### The problem
Copy exactly the lines from the start of the material through the line with "12; m++) months.push(m". Pictures stay out of the copy.

### Supplied information
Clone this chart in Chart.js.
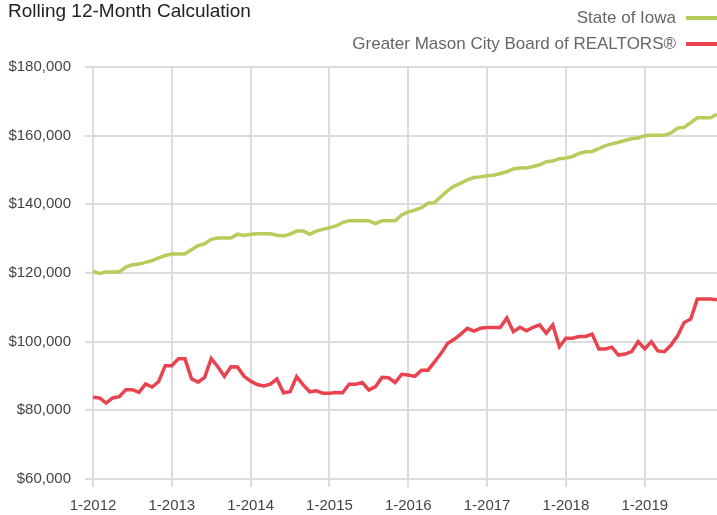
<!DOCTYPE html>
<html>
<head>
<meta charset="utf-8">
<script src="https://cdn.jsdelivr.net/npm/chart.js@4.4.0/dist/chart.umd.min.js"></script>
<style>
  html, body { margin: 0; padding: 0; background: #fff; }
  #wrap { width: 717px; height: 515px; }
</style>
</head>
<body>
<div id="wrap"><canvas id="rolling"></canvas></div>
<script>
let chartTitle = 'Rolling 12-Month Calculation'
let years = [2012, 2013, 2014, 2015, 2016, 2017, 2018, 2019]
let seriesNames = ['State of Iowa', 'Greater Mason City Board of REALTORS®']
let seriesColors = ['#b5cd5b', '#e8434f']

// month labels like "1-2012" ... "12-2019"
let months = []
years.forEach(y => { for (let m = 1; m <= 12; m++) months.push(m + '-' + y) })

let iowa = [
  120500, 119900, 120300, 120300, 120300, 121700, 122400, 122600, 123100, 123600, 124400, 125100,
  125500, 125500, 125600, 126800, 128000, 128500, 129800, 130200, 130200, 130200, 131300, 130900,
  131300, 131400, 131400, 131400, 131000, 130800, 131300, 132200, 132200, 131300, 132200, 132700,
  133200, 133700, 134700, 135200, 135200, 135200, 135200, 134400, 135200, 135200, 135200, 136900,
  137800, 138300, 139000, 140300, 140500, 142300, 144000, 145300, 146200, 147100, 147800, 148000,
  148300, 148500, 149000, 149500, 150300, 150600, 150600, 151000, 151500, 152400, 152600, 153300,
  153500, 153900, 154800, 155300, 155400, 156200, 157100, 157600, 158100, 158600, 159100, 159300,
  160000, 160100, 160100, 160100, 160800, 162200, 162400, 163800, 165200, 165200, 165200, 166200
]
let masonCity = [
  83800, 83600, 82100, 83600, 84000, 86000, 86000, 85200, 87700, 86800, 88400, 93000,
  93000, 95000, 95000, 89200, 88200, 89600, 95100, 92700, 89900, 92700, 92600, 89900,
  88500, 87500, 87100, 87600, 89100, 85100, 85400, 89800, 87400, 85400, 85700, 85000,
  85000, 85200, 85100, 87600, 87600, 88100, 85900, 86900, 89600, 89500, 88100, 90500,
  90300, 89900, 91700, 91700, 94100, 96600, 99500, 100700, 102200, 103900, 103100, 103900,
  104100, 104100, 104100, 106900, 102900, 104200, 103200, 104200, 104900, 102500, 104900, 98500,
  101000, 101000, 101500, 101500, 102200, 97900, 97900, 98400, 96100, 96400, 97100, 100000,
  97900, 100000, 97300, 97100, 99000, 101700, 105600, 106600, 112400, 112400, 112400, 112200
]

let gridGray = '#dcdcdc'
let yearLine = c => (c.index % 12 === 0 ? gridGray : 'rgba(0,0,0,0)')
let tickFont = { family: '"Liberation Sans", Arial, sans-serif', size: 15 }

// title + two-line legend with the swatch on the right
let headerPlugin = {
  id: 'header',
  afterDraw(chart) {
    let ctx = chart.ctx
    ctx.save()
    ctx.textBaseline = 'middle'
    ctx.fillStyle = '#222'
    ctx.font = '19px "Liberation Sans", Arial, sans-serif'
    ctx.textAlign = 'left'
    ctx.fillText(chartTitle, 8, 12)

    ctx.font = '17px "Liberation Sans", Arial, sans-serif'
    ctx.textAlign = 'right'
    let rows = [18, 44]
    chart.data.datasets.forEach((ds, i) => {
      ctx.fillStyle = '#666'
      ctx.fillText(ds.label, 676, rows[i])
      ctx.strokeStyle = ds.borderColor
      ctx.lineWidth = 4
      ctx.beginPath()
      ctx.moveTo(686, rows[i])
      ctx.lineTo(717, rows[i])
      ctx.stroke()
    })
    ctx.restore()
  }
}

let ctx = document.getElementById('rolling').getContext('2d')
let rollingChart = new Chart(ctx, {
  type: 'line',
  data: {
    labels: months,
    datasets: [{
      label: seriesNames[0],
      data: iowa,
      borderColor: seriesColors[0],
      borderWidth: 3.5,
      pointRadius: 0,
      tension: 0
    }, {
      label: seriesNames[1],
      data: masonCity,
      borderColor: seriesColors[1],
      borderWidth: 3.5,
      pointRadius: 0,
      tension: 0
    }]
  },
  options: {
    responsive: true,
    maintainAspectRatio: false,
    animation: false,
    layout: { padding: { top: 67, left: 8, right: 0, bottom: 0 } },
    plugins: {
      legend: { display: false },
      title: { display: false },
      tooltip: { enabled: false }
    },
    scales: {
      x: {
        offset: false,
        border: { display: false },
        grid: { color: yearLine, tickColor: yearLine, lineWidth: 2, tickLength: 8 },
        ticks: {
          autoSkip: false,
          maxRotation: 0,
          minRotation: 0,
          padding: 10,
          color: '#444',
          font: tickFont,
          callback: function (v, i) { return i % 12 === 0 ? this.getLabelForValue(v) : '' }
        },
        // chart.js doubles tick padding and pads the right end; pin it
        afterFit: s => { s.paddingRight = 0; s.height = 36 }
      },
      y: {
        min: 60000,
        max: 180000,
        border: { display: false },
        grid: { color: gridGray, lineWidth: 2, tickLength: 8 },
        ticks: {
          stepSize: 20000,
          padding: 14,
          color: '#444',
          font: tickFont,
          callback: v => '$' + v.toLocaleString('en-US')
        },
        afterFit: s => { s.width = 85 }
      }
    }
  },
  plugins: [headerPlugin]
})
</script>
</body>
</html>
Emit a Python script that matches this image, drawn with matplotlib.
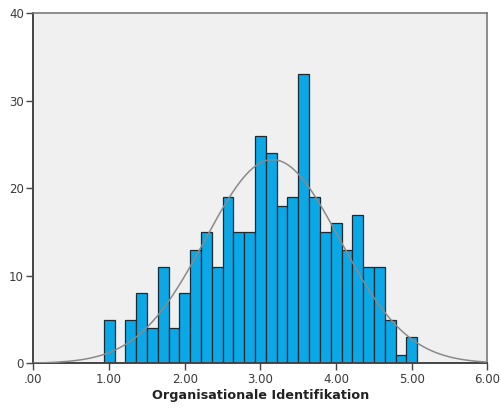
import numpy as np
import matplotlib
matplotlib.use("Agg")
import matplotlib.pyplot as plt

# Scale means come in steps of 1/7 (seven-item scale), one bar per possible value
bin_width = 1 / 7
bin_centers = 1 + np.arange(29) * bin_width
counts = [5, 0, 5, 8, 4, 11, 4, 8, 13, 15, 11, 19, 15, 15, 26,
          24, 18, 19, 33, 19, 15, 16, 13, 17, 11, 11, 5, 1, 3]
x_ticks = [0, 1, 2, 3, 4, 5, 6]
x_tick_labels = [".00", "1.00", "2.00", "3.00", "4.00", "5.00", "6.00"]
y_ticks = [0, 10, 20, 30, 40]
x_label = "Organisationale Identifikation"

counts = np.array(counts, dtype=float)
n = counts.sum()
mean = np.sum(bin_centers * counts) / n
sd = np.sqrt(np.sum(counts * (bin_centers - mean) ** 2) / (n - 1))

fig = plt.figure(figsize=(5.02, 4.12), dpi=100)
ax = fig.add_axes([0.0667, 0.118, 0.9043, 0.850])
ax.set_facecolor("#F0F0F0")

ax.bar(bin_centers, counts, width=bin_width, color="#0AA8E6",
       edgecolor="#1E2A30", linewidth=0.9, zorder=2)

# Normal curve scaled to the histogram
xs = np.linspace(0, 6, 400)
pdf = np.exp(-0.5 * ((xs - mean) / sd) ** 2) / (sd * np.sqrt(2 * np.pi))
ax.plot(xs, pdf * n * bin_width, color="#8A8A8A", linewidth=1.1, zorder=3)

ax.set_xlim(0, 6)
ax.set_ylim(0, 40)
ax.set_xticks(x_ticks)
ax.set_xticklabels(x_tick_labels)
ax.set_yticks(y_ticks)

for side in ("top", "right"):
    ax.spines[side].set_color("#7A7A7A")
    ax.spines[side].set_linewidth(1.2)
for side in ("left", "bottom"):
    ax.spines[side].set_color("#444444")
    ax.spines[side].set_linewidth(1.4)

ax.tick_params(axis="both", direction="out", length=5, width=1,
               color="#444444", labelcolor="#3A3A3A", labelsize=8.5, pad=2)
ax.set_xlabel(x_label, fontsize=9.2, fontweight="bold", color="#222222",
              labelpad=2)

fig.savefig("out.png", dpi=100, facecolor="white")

### Full answer
Clone this chart in Chart.js.
<!DOCTYPE html>
<html>
<head>
<meta charset="utf-8">
<script src="https://cdn.jsdelivr.net/npm/chart.js@4.4.0/dist/chart.umd.min.js"></script>
<style>
  html, body { margin: 0; padding: 0; background: #fff; }
  #wrap { width: 717px; height: 515px; }
</style>
</head>
<body>
<div id="wrap"><canvas id="rolling"></canvas></div>
<script>
let chartTitle = 'Rolling 12-Month Calculation'
let years = [2012, 2013, 2014, 2015, 2016, 2017, 2018, 2019]
let seriesNames = ['State of Iowa', 'Greater Mason City Board of REALTORS®']
let seriesColors = ['#b5cd5b', '#e8434f']

// month labels like "1-2012" ... "12-2019"
let months = []
years.forEach(y => { for (let m = 1; m <= 12; m++) months.push(m + '-' + y) })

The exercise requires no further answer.